Daviess Grants at Work
Developing Community Leaders
In 2013, the Daviess County Community Foundation awarded a $5,000 grant to Purdue Extension to help the agency develop community leaders for Daviess County.
The 19 community members involved in the inaugural class of Leadership Daviess County kicked off the program in the fall of 2014. The program consists of 44 hours of interactive educational opportunities to help individuals better understand themselves, their community, and their leadership roles within. The program curriculum, developed by Purdue University, is presented by local community leaders as well as Purdue Extension educators.
Goals for program participants include becoming more knowledgeable about the county, expanding community connections, and enhancing personal leadership skills.
“I was really impressed with the number of individuals who came together, from a wide variety of ages and occupations to be a part of this program,” said Marilyn McCullough of Thompson Insurance in an interview with the Washington Times Herald. “It was neat to see how even with our different backgrounds, we had a lot of the same goals and ideas.”
The program will continue to meet through April 2015. Topics to be covered include diversity, managing conflict, serving on non-profit boards, economic development, education, local government and building a healthy community.
Addressing a Growing Health Concern
A project designed to address a growing concern in Daviess County received a financial boost from the Daviess County Community Foundation in 2014.
The $25,000 grant to Daviess Community Hospital is being used by the hospital to address the problems of teen pregnancy and the spread of sexually transmitted diseases in the county. Hospital officials say 47 of every 1,000 babies born in Daviess County are born to a girl between the ages of 15 and 19. “We asked people what they considered the No. 1 problem facing our community,” said DCH CEO David Bixler. “They told us teen pregnancy.”

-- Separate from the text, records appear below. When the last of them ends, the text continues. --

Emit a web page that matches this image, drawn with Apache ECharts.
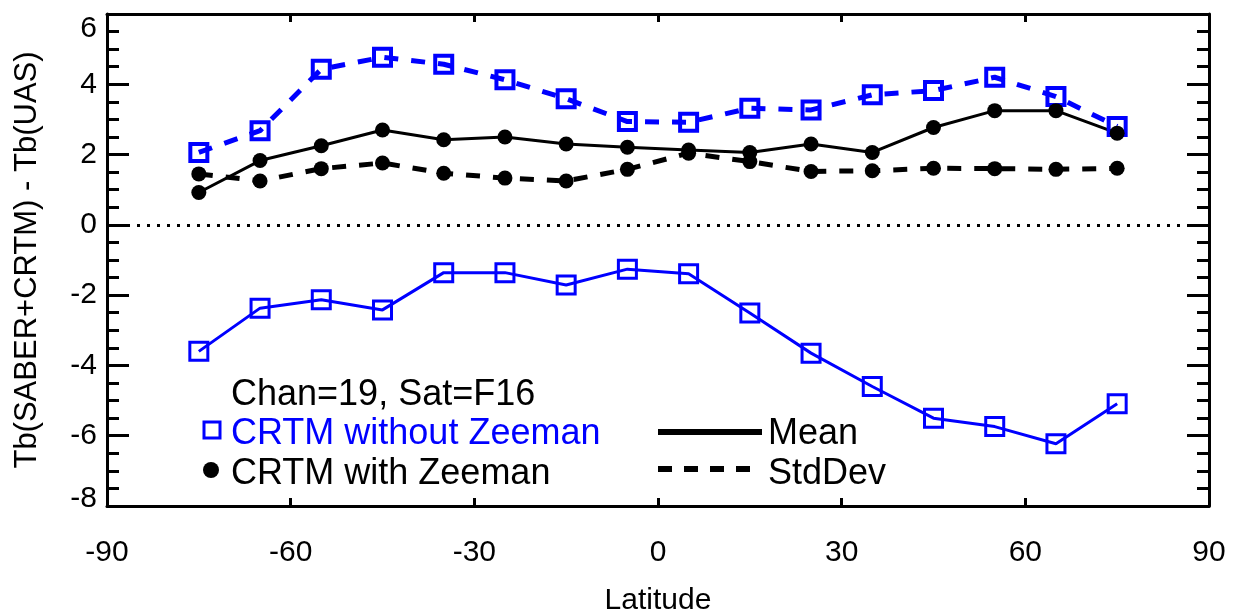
<!DOCTYPE html>
<html>
<head>
<meta charset="utf-8">
<script src="https://cdn.jsdelivr.net/npm/echarts@6/dist/echarts.min.js"></script>
<style>
  html, body { margin: 0; padding: 0; background: #fff; }
  #chart { width: 1236px; height: 610px; }
</style>
</head>
<body>
<div id="chart"></div>
<script>
// latitude bins
var lats = [-75, -65, -55, -45, -35, -25, -15, -5, 5, 15, 25, 35, 45, 55, 65, 75];

// CRTM without Zeeman
var noZeemanMean = [-3.60, -2.37, -2.13, -2.42, -1.36, -1.36, -1.71, -1.26, -1.39, -2.51, -3.65, -4.60, -5.50, -5.74, -6.23, -5.09];
var noZeemanStd = [2.06, 2.68, 4.43, 4.77, 4.57, 4.13, 3.59, 2.94, 2.92, 3.32, 3.27, 3.70, 3.82, 4.20, 3.65, 2.80];

// CRTM with Zeeman
var zeemanMean = [0.92, 1.83, 2.25, 2.70, 2.42, 2.50, 2.30, 2.21, 2.13, 2.06, 2.30, 2.06, 2.77, 3.25, 3.25, 2.61];
var zeemanStd = [1.45, 1.25, 1.60, 1.76, 1.47, 1.33, 1.25, 1.58, 2.04, 1.80, 1.52, 1.54, 1.61, 1.60, 1.58, 1.61];

var xTicks = [-90, -60, -30, 0, 30, 60, 90];
var yTicks = [-8, -6, -4, -2, 0, 2, 4, 6];

var BLUE = '#0000ff';
var FONT = 'Liberation Sans';
var LEG_FONT = '36px "' + FONT + '"';

function pairs(vals) {
  return lats.map(function (x, i) { return [x, vals[i]]; });
}

var myChart = echarts.init(document.getElementById('chart'));

function xAxisOpt(pos, showLabel) {
  return {
    type: 'value',
    position: pos,
    min: xTicks[0],
    max: xTicks[xTicks.length - 1],
    interval: 30,
    name: showLabel ? 'Latitude' : '',
    nameLocation: 'middle',
    nameGap: 80,
    nameTextStyle: { fontFamily: FONT, fontSize: 30, color: '#000' },
    axisLine: { show: true, onZero: false, lineStyle: { color: '#000', width: 3 } },
    axisTick: { show: true, inside: true, length: 8, lineStyle: { color: '#000', width: 3 } },
    axisLabel: { show: showLabel, margin: 32, fontFamily: FONT, fontSize: 30, color: '#000' },
    splitLine: { show: false }
  };
}

function yAxisOpt(pos, showLabel) {
  return {
    type: 'value',
    position: pos,
    min: yTicks[0],
    max: yTicks[yTicks.length - 1],
    interval: 2,
    name: showLabel ? 'Tb(SABER+CRTM) - Tb(UAS)' : '',
    nameLocation: 'middle',
    nameGap: 64,
    nameTextStyle: { fontFamily: FONT, fontSize: 31, color: '#000' },
    axisLine: { show: true, onZero: false, lineStyle: { color: '#000', width: 3 } },
    axisTick: { show: true, inside: true, length: 22, lineStyle: { color: '#000', width: 3 } },
    minorTick: { show: true, splitNumber: 4, length: 12, lineStyle: { color: '#000', width: 3 } },
    axisLabel: {
      show: showLabel, margin: 10, fontFamily: FONT, fontSize: 30, color: '#000',
      verticalAlignMaxLabel: 'top', verticalAlignMinLabel: 'bottom',
      formatter: function (v) {
        return v === yTicks[0] ? '{lo|' + v + '}' : String(v);
      },
      rich: {
        lo: { fontFamily: FONT, fontSize: 30, color: '#000', lineHeight: 14 }
      }
    },
    splitLine: { show: false }
  };
}

var option = {
  animation: false,
  backgroundColor: '#fff',
  grid: { left: 107, right: 27, top: 14, bottom: 104, outerBoundsMode: 'none', containLabel: false },
  xAxis: [xAxisOpt('bottom', true), xAxisOpt('top', false)],
  yAxis: [yAxisOpt('left', true), yAxisOpt('right', false)],
  series: [
    {
      name: 'zero',
      type: 'line',
      data: [],
      markLine: {
        silent: true,
        symbol: 'none',
        label: { show: false },
        lineStyle: { color: '#000', width: 3, type: [3, 7] },
        data: [{ yAxis: 0 }]
      }
    },
    {
      name: 'without Zeeman StdDev',
      type: 'line',
      data: pairs(noZeemanStd),
      symbol: 'rect',
      symbolSize: 17,
      lineStyle: { color: BLUE, width: 5, type: [14, 13] },
      itemStyle: { color: 'transparent', borderColor: BLUE, borderWidth: 4 }
    },
    {
      name: 'with Zeeman Mean',
      type: 'line',
      data: pairs(zeemanMean),
      symbol: 'circle',
      symbolSize: 15,
      lineStyle: { color: '#000', width: 3 },
      itemStyle: { color: '#000' }
    },
    {
      name: 'with Zeeman StdDev',
      type: 'line',
      data: pairs(zeemanStd),
      symbol: 'circle',
      symbolSize: 15,
      lineStyle: { color: '#000', width: 5, type: [14, 13] },
      itemStyle: { color: '#000' }
    },
    {
      name: 'without Zeeman Mean',
      type: 'line',
      data: pairs(noZeemanMean),
      symbol: 'rect',
      symbolSize: 18,
      lineStyle: { color: BLUE, width: 3 },
      itemStyle: { color: 'transparent', borderColor: BLUE, borderWidth: 3 }
    }
  ],
  graphic: [
    { type: 'text', x: 231, y: 395, style: { text: 'Chan=19, Sat=F16', fill: '#000', font: LEG_FONT, verticalAlign: 'middle' } },
    { type: 'rect', x: 204, y: 422, shape: { width: 16, height: 16 }, style: { fill: 'none', stroke: BLUE, lineWidth: 3 } },
    { type: 'text', x: 231, y: 434.5, style: { text: 'CRTM without Zeeman', fill: BLUE, font: LEG_FONT, verticalAlign: 'middle' } },
    { type: 'circle', shape: { cx: 211, cy: 470, r: 8 }, style: { fill: '#000' } },
    { type: 'text', x: 231, y: 474.5, style: { text: 'CRTM with Zeeman', fill: '#000', font: LEG_FONT, verticalAlign: 'middle' } },
    { type: 'line', shape: { x1: 658, y1: 432, x2: 762, y2: 432 }, style: { stroke: '#000', lineWidth: 6 } },
    { type: 'text', x: 768, y: 434.5, style: { text: 'Mean', fill: '#000', font: LEG_FONT, verticalAlign: 'middle' } },
    { type: 'line', shape: { x1: 658, y1: 469, x2: 753, y2: 469 }, style: { stroke: '#000', lineWidth: 6, lineDash: [14, 12] } },
    { type: 'text', x: 768, y: 474.5, style: { text: 'StdDev', fill: '#000', font: LEG_FONT, verticalAlign: 'middle' } }
  ]
};

myChart.setOption(option);
</script>
</body>
</html>
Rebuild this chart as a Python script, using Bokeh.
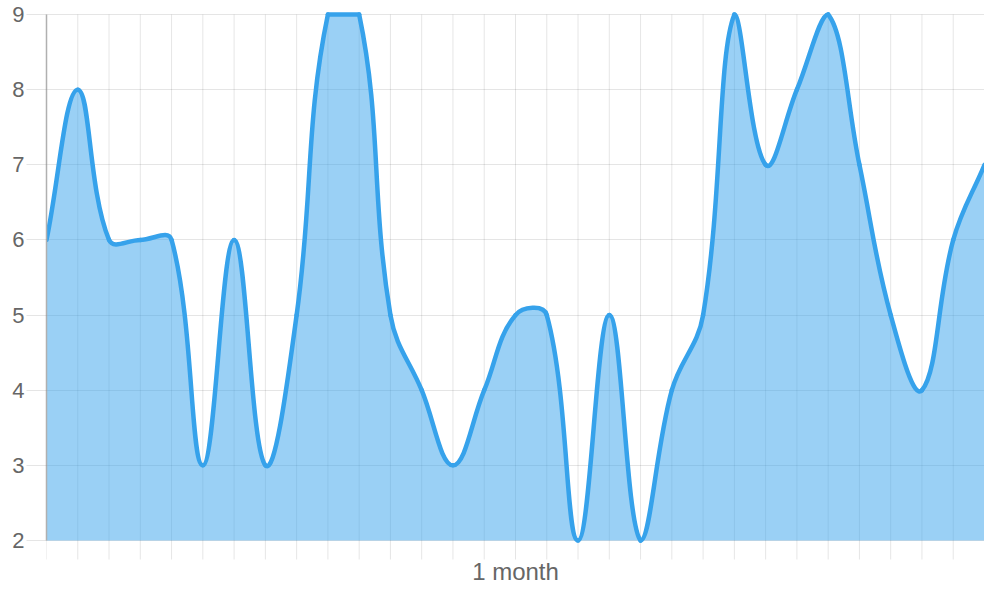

DCH officials believe this will be just the start of an ongoing program to deal with teen pregnancy. “This is not a one-year project,” said Bixler. “This grant helps us get started. That means we will first coordinate the right groups – work with the health department and the schools and the other groups to make this happen.”
While the hospital is acting as the lead agency, the work is part of a larger effort. “We will be hiring somebody to help lead this initiative,” said Bixler. “You’ll see us engage the community more as a part of this. We want to make sure we do this right and that’s why we’re looking forward to working with these groups.”
Teen pregnancy may be a big issue but the hospital chief is positive they can make a difference. “When I look around the table at the people who are part of our collaborative effort and the passion they bring I feel confident we can make a difference,” he said. “The team is involved and engaged in this.”
“Receiving this grant is outstanding,” added Bixler. “It will go a long way toward dealing with this problem.”